Shailene Woodley’s performance is nothing short of brilliant. The way she’s constantly touching and nudging Sutter or gazing adoringly at him is just great. She knows how to sell young love. Teller offers a comparably earnest portrayal of the conflicted Sutter, but you don’t exactly believe him in the “life of the party” role of a popular kid. The role just doesn’t fit quite right. It’s like if Jesse Eisenberg were to try playing a suave magician. Oh. Wait. Sutter is constantly charming and endearing to his peers and adults in his life. He’s adored, even. But for some reason, I just don’t see it. It doesn’t feel entirely natural on him.

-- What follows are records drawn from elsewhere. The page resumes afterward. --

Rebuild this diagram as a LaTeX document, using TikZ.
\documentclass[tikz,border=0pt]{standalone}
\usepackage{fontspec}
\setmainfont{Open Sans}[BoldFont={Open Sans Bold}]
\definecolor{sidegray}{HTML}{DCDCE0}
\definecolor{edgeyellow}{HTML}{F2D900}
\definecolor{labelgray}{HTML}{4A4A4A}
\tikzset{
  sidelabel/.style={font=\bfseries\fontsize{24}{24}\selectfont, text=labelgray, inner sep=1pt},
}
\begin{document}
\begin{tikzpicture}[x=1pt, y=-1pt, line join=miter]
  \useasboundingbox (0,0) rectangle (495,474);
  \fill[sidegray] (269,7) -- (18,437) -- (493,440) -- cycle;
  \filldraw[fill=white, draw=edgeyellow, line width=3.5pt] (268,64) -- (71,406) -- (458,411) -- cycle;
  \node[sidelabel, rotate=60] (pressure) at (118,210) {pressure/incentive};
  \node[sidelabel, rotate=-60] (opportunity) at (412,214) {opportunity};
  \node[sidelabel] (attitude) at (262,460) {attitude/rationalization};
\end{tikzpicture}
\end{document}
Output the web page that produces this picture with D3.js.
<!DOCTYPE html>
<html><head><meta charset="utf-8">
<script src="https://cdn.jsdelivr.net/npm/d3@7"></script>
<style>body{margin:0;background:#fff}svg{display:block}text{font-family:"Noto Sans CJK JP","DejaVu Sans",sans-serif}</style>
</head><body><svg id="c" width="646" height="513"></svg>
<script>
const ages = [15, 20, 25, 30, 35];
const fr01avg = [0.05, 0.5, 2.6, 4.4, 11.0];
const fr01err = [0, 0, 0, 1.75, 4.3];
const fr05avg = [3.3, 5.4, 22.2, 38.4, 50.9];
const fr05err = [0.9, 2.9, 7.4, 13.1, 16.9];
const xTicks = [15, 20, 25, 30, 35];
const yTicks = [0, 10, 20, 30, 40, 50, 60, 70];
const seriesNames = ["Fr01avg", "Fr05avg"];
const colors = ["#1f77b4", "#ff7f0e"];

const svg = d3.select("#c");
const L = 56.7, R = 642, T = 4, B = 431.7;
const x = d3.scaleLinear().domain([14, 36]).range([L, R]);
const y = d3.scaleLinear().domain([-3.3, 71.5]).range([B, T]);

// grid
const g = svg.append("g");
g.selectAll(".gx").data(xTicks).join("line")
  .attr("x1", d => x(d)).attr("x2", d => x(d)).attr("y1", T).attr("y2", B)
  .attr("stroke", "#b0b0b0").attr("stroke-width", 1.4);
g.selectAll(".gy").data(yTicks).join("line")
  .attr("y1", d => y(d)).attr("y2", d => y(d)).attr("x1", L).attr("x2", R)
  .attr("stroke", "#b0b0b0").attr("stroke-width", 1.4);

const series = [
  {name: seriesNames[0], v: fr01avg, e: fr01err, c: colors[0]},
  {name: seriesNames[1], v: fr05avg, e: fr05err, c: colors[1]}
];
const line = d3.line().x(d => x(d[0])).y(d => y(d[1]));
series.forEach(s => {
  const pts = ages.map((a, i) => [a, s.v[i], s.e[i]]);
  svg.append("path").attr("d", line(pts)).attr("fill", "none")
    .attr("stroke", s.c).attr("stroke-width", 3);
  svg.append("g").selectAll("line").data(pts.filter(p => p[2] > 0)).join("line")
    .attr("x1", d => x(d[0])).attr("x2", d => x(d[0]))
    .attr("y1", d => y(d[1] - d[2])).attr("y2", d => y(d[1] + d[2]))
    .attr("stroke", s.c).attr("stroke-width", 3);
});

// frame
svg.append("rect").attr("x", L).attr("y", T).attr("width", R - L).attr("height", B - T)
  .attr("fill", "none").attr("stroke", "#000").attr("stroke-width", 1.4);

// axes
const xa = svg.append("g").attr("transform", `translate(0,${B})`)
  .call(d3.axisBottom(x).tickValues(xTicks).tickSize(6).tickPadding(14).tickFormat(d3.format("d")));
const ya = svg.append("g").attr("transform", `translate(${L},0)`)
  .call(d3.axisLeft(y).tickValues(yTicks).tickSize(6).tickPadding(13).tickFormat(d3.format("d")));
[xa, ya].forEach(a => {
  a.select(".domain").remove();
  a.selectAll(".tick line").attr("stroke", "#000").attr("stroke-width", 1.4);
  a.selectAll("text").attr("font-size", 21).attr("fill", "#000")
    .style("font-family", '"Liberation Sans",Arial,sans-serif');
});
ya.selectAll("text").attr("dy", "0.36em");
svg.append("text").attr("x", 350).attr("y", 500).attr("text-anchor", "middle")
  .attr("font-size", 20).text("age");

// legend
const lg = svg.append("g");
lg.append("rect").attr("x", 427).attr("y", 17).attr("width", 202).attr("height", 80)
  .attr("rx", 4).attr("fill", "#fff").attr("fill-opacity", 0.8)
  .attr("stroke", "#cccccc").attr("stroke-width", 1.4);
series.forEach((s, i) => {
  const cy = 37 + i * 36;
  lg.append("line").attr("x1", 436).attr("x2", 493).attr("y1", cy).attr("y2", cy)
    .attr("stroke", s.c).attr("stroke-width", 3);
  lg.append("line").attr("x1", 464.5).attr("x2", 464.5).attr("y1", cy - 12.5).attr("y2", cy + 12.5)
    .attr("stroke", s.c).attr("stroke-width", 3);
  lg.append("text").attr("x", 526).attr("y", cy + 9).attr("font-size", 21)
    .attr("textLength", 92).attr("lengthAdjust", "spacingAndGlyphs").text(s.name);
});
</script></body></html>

As things get more complex over time, the inevitable, eponymous theme surfaces: that spectacular now. Sutter’s party-hard lifestyle and happy-go-lucky nature are a product of the emotional trauma of his father abandoning him. He turns to laughter and alcohol as a means of escape, not really grappling with his past and never bothering to think about his future. Rather than discover true happiness via carpe diem, Sutter traps himself in a “now” where he’s able to black out the past and ignore the future. When he’s with Aimee long enough to be drawn out of himself and grapple with his deeper issues, it’s hard to say if it does more harm than good. Sutter is no doubt a troubled soul, and whether or not he makes it through his life depends entirely on whether or not he can allow himself to feel loved. Aimee offers that chance for him. Whether or not he takes it is up to him.
In a lot of ways, The Spectacular Now is a beautiful movie. Sutter’s deliberate naivete and undeniable charm are enjoyable. Aimee is nothing short of adorable and pretty much the sweetest thing ever. The only issue that I have is that despite a fair amount of chemistry between Teller and Woodley, I just don’t buy that a guy like Sutter would ever seriously give a girl like Aimee a chance. Even if she is the best thing that could happen to him and one of the few chances he might have at happiness, it’s just a tough bit to swallow in the way it’s executed on the silver screen. Regardless, The Spectacular Now is most definitely worth seeing and is an absolutely delight. Check it out!